### Exercise objective
Go through the data and copy every line exactly, but not the images.

### Dataset section

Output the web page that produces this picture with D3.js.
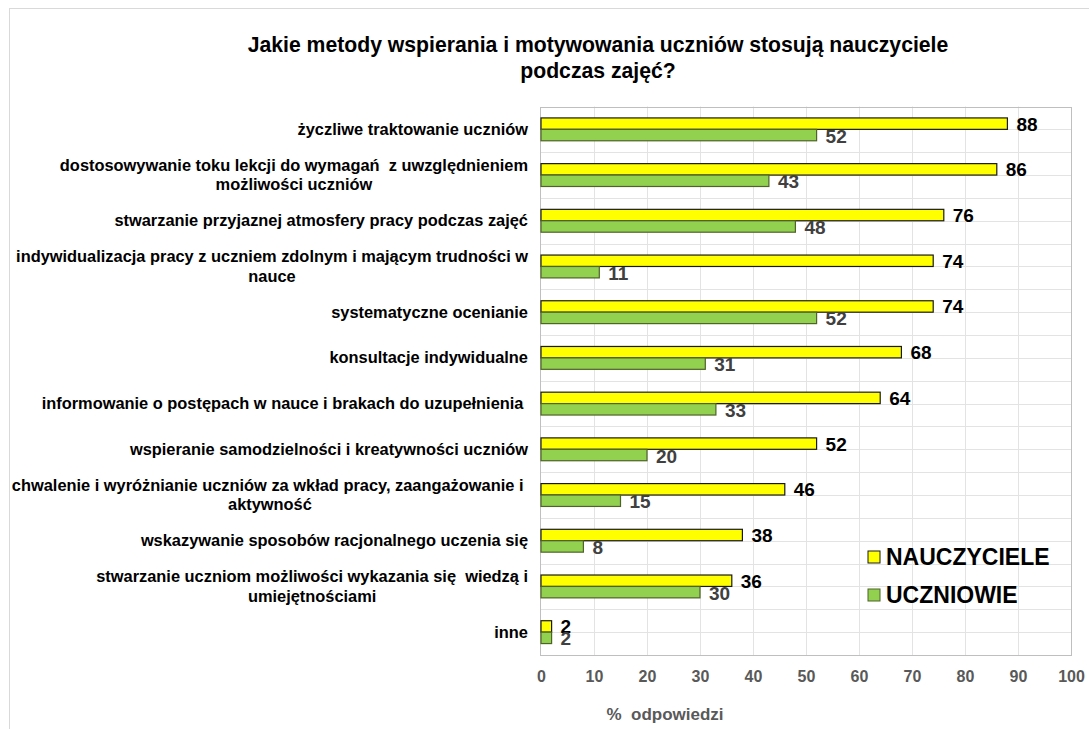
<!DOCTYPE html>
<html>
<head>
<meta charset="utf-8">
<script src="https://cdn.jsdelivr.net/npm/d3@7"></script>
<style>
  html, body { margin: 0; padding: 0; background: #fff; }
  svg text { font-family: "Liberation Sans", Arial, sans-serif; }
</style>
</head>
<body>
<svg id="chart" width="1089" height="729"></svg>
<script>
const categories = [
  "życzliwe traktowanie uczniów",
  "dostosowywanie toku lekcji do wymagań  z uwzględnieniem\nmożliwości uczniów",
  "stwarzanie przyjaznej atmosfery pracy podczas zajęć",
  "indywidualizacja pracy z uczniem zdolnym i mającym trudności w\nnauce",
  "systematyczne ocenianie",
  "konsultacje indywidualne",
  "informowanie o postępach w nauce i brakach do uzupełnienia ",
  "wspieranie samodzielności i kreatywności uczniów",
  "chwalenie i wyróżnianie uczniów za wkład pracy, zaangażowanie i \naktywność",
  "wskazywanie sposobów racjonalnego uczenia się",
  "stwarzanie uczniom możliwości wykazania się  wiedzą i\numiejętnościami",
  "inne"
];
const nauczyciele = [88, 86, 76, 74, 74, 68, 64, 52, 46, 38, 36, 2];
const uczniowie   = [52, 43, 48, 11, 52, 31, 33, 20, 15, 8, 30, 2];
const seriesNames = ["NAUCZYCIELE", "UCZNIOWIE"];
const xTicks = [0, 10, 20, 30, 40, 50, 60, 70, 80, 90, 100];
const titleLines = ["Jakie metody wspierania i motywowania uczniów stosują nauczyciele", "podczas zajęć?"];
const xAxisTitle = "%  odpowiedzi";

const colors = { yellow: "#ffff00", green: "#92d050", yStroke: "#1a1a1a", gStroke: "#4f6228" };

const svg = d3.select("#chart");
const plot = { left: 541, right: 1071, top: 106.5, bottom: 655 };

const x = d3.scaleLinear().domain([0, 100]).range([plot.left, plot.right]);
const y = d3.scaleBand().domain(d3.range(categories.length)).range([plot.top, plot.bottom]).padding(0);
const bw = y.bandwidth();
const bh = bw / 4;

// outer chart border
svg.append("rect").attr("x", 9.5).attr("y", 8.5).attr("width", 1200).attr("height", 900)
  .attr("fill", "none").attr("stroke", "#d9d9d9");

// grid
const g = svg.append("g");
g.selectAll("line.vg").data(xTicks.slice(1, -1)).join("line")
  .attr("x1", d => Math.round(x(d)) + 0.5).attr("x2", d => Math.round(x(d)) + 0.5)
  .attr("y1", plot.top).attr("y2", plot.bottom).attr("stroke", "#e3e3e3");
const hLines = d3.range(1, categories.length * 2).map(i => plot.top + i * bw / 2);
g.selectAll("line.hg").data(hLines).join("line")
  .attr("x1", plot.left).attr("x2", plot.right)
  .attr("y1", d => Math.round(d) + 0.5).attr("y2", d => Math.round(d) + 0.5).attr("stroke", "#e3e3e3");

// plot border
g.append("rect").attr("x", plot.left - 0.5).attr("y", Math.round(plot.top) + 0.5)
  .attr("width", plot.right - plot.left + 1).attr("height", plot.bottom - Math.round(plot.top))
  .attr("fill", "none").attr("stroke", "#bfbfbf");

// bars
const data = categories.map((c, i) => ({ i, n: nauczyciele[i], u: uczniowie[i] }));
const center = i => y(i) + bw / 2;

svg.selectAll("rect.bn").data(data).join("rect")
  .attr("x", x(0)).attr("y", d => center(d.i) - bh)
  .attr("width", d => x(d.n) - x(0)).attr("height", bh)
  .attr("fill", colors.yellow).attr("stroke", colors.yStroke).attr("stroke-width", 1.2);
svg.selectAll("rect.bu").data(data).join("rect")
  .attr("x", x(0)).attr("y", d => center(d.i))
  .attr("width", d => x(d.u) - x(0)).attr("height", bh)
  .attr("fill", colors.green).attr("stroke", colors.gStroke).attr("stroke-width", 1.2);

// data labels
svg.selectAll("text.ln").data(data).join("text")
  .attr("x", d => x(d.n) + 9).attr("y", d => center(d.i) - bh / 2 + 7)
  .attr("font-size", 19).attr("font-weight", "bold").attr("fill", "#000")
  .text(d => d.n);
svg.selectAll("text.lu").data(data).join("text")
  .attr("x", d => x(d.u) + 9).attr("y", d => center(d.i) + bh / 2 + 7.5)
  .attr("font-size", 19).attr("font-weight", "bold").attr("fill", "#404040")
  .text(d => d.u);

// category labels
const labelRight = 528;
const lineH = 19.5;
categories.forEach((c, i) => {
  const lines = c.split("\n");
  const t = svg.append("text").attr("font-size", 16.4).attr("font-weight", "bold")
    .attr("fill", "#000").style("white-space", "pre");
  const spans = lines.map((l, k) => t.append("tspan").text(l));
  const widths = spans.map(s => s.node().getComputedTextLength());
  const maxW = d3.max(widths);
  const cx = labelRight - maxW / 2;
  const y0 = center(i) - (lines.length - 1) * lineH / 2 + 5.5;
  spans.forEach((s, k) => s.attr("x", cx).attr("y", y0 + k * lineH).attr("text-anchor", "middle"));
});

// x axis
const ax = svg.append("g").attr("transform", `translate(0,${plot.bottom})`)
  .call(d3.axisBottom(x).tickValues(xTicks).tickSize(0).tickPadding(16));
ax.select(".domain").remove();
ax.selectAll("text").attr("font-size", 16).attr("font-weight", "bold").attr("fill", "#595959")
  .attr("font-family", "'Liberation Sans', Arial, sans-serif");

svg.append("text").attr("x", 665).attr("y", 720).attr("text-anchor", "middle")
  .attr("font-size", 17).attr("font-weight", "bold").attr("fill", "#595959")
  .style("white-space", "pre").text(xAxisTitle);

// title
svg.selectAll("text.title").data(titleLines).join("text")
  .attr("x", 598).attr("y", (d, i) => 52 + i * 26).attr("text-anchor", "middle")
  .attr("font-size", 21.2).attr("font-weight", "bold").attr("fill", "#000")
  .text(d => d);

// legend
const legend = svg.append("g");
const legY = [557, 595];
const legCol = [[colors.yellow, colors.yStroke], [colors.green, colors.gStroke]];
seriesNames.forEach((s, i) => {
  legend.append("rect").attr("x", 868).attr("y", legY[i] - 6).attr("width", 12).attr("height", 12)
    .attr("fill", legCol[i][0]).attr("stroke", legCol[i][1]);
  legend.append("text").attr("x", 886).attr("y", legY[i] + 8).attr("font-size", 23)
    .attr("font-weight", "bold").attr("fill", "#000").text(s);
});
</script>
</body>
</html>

### Task output
Output the web page that produces this picture with D3.js.
<!DOCTYPE html>
<html>
<head>
<meta charset="utf-8">
<script src="https://cdn.jsdelivr.net/npm/d3@7"></script>
<style>
  html, body { margin: 0; padding: 0; background: #fff; }
  svg text { font-family: "Liberation Sans", Arial, sans-serif; }
</style>
</head>
<body>
<svg id="chart" width="1089" height="729"></svg>
<script>
const categories = [
  "życzliwe traktowanie uczniów",
  "dostosowywanie toku lekcji do wymagań  z uwzględnieniem\nmożliwości uczniów",
  "stwarzanie przyjaznej atmosfery pracy podczas zajęć",
  "indywidualizacja pracy z uczniem zdolnym i mającym trudności w\nnauce",
  "systematyczne ocenianie",
  "konsultacje indywidualne",
  "informowanie o postępach w nauce i brakach do uzupełnienia ",
  "wspieranie samodzielności i kreatywności uczniów",
  "chwalenie i wyróżnianie uczniów za wkład pracy, zaangażowanie i \naktywność",
  "wskazywanie sposobów racjonalnego uczenia się",
  "stwarzanie uczniom możliwości wykazania się  wiedzą i\numiejętnościami",
  "inne"
];
const nauczyciele = [88, 86, 76, 74, 74, 68, 64, 52, 46, 38, 36, 2];
const uczniowie   = [52, 43, 48, 11, 52, 31, 33, 20, 15, 8, 30, 2];
const seriesNames = ["NAUCZYCIELE", "UCZNIOWIE"];
const xTicks = [0, 10, 20, 30, 40, 50, 60, 70, 80, 90, 100];
const titleLines = ["Jakie metody wspierania i motywowania uczniów stosują nauczyciele", "podczas zajęć?"];
const xAxisTitle = "%  odpowiedzi";

const colors = { yellow: "#ffff00", green: "#92d050", yStroke: "#1a1a1a", gStroke: "#4f6228" };

const svg = d3.select("#chart");
const plot = { left: 541, right: 1071, top: 106.5, bottom: 655 };

const x = d3.scaleLinear().domain([0, 100]).range([plot.left, plot.right]);
const y = d3.scaleBand().domain(d3.range(categories.length)).range([plot.top, plot.bottom]).padding(0);
const bw = y.bandwidth();
const bh = bw / 4;

// outer chart border
svg.append("rect").attr("x", 9.5).attr("y", 8.5).attr("width", 1200).attr("height", 900)
  .attr("fill", "none").attr("stroke", "#d9d9d9");

// grid
const g = svg.append("g");
g.selectAll("line.vg").data(xTicks.slice(1, -1)).join("line")
  .attr("x1", d => Math.round(x(d)) + 0.5).attr("x2", d => Math.round(x(d)) + 0.5)
  .attr("y1", plot.top).attr("y2", plot.bottom).attr("stroke", "#e3e3e3");
const hLines = d3.range(1, categories.length * 2).map(i => plot.top + i * bw / 2);
g.selectAll("line.hg").data(hLines).join("line")
  .attr("x1", plot.left).attr("x2", plot.right)
  .attr("y1", d => Math.round(d) + 0.5).attr("y2", d => Math.round(d) + 0.5).attr("stroke", "#e3e3e3");

// plot border
g.append("rect").attr("x", plot.left - 0.5).attr("y", Math.round(plot.top) + 0.5)
  .attr("width", plot.right - plot.left + 1).attr("height", plot.bottom - Math.round(plot.top))
  .attr("fill", "none").attr("stroke", "#bfbfbf");

// bars
const data = categories.map((c, i) => ({ i, n: nauczyciele[i], u: uczniowie[i] }));
const center = i => y(i) + bw / 2;

svg.selectAll("rect.bn").data(data).join("rect")
  .attr("x", x(0)).attr("y", d => center(d.i) - bh)
  .attr("width", d => x(d.n) - x(0)).attr("height", bh)
  .attr("fill", colors.yellow).attr("stroke", colors.yStroke).attr("stroke-width", 1.2);
svg.selectAll("rect.bu").data(data).join("rect")
  .attr("x", x(0)).attr("y", d => center(d.i))
  .attr("width", d => x(d.u) - x(0)).attr("height", bh)
  .attr("fill", colors.green).attr("stroke", colors.gStroke).attr("stroke-width", 1.2);

// data labels
svg.selectAll("text.ln").data(data).join("text")
  .attr("x", d => x(d.n) + 9).attr("y", d => center(d.i) - bh / 2 + 7)
  .attr("font-size", 19).attr("font-weight", "bold").attr("fill", "#000")
  .text(d => d.n);
svg.selectAll("text.lu").data(data).join("text")
  .attr("x", d => x(d.u) + 9).attr("y", d => center(d.i) + bh / 2 + 7.5)
  .attr("font-size", 19).attr("font-weight", "bold").attr("fill", "#404040")
  .text(d => d.u);

// category labels
const labelRight = 528;
const lineH = 19.5;
categories.forEach((c, i) => {
  const lines = c.split("\n");
  const t = svg.append("text").attr("font-size", 16.4).attr("font-weight", "bold")
    .attr("fill", "#000").style("white-space", "pre");
  const spans = lines.map((l, k) => t.append("tspan").text(l));
  const widths = spans.map(s => s.node().getComputedTextLength());
  const maxW = d3.max(widths);
  const cx = labelRight - maxW / 2;
  const y0 = center(i) - (lines.length - 1) * lineH / 2 + 5.5;
  spans.forEach((s, k) => s.attr("x", cx).attr("y", y0 + k * lineH).attr("text-anchor", "middle"));
});

// x axis
const ax = svg.append("g").attr("transform", `translate(0,${plot.bottom})`)
  .call(d3.axisBottom(x).tickValues(xTicks).tickSize(0).tickPadding(16));
ax.select(".domain").remove();
ax.selectAll("text").attr("font-size", 16).attr("font-weight", "bold").attr("fill", "#595959")
  .attr("font-family", "'Liberation Sans', Arial, sans-serif");

svg.append("text").attr("x", 665).attr("y", 720).attr("text-anchor", "middle")
  .attr("font-size", 17).attr("font-weight", "bold").attr("fill", "#595959")
  .style("white-space", "pre").text(xAxisTitle);

// title
svg.selectAll("text.title").data(titleLines).join("text")
  .attr("x", 598).attr("y", (d, i) => 52 + i * 26).attr("text-anchor", "middle")
  .attr("font-size", 21.2).attr("font-weight", "bold").attr("fill", "#000")
  .text(d => d);

// legend
const legend = svg.append("g");
const legY = [557, 595];
const legCol = [[colors.yellow, colors.yStroke], [colors.green, colors.gStroke]];
seriesNames.forEach((s, i) => {
  legend.append("rect").attr("x", 868).attr("y", legY[i] - 6).attr("width", 12).attr("height", 12)
    .attr("fill", legCol[i][0]).attr("stroke", legCol[i][1]);
  legend.append("text").attr("x", 886).attr("y", legY[i] + 8).attr("font-size", 23)
    .attr("font-weight", "bold").attr("fill", "#000").text(s);
});
</script>
</body>
</html>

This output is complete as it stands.